Com o Hezbollah enfraquecido e a Rússia ocupada com a guerra da Ucrânia, Assad perdeu seus dois principais apoiadores e colapsou diante da ofensiva da Organização para a Libertação do Levante (HTS), uma força nascida de herdeiros da Al-Qaeda e do Estado Islâmico que representa o fundamentalismo sunita diante dos xiitas do Hezbollah e do Irã.
A HTS foi organizada com apoio externo, especialmente da Turquia.
Para se reapresentar ao planeta em nova roupagem, provavelmente pró-ocidental, o líder da HTS abandonou seu nome de guerra e passou a assinar como Ahmed al-Sharaa.
Os Estados Unidos e outros países consideram o líder da HTS oficialmente como "terrorista". Washington oferece recompensa pela captura dele, mas deve reconsiderar em função da realidade no terreno.
Fim de uma era
A queda de Assad representa o fim de uma era no mundo árabe: a do partido nacionalista Baath, que no auge chegou a unir Síria e Egito no que foi chamado de República Árabe Unida, que durou de 1958 a 1961.
No Iraque, o partido Baath de Saddam Hussein foi dizimado depois da invasão estadunidense de 2002.
O partido, inspirado nas ideias do líder egípcio Gamal Abdel Nasser, marcou época ao participar do Movimento dos Países Não Alinhados, por buscar uma alternativa ao controle de Estados Unidos e União Soviética durante a Guerra Fria.

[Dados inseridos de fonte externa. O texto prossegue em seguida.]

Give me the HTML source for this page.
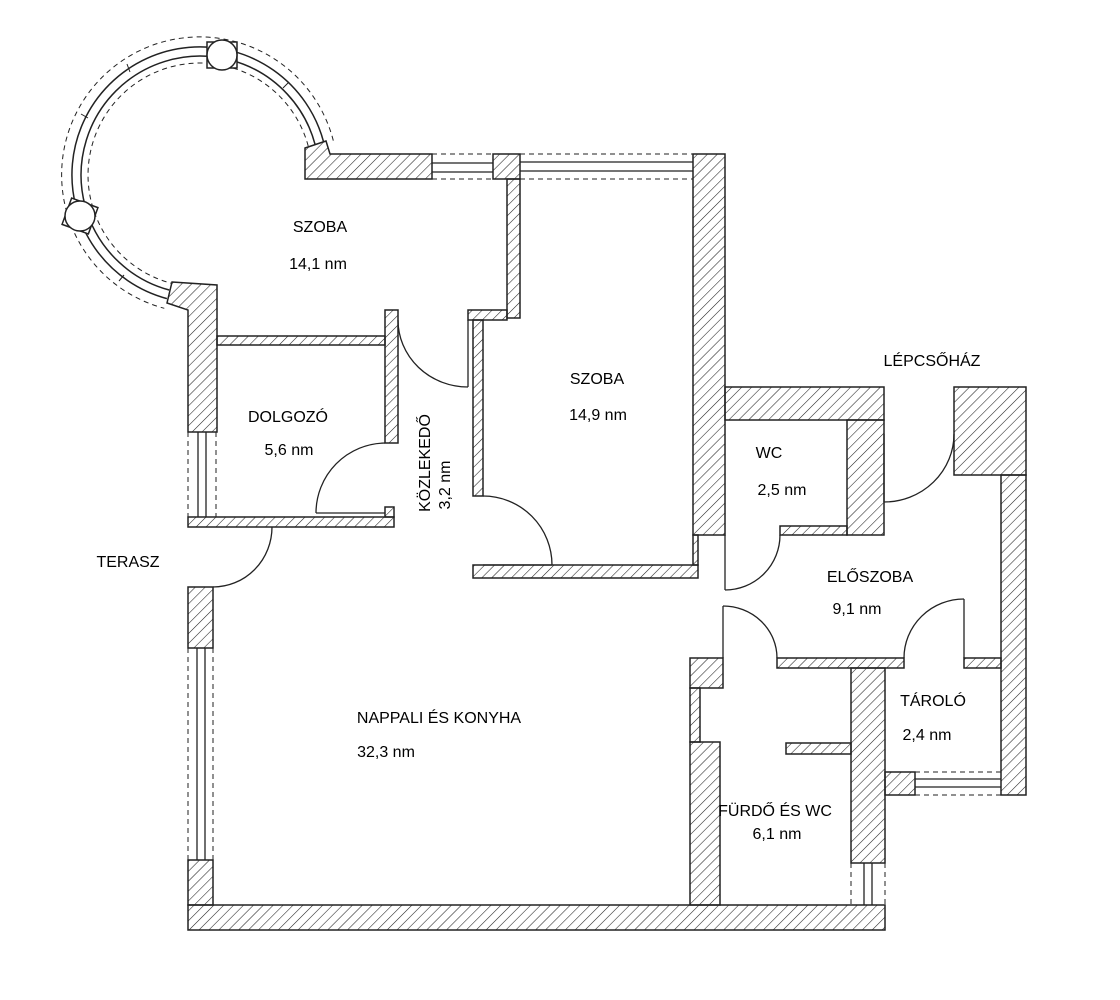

A principal marca do Baath era o nacionalismo em torno da defesa do petróleo e de outros recursos naturais.
A consequência mais imediata da queda de Assad é a possibilidade de um significativo avanço do neoliberalismo na região, com a pacificação das relações de Israel com a Arábia Saudita e outros países árabes em torno de projetos de integração financeira mutuamente benéficos para as elites locais.
Ao menos um líder da HTS enviou mensagem através de uma emissora de Israel dizendo que o futuro governo da Síria deixaria de fazer oposição a Tel Aviv.
Dura derrota da Rússia
A Rússia passou meses denunciando que a Ucrânia teria dado apoio a inimigos de Assad com o objetivo de impor uma derrota militar, política e diplomática a Moscou.
Nas últimas horas, informações não confirmadas dão conta de um intenso tráfego aéreo entre a Rússia e o aeroporto de Lakitia, na Síria, supostamente para a retirada de forças e equipamentos russos que estavam no país.
A Rússia controla várias bases militares na Síria, sendo a mais importante delas o porto de Tartus, no mar Mediterrâneo, cujo futuro permanece incerto.
Com a derrubada de Assad, o Irã perde sua conexão terrestre com o Hezbollah, o que debilita profundamente o chamado Eixo da Resistência a Israel, financiado e armado por Teerã.
Enfraquecido, o Hezbollah já deu sinais de que pretende se dedicar à integração política ao governo do Líbano.
Os Estados Unidos, Israel e a Turquia podem ser considerados os grandes vencedores momentâneos, mas o futuro governo da Síria é uma incógnita que só será decifrada nos próximos meses.
Tudo indica que o país caminha para o mesmo destino da Líbia e do Iraque, que após intervenções ocidentais herdaram fraturas internas que resultaram em perda de soberania e pilhagem dos recursos naturais.
É o "caos programado" de que fala a autora Naomi Klein em seu livro A Doutrina do Choque: A Ascensão do Capitalismo do Desastre -- neste caso, às custas do abandono da causa palestina.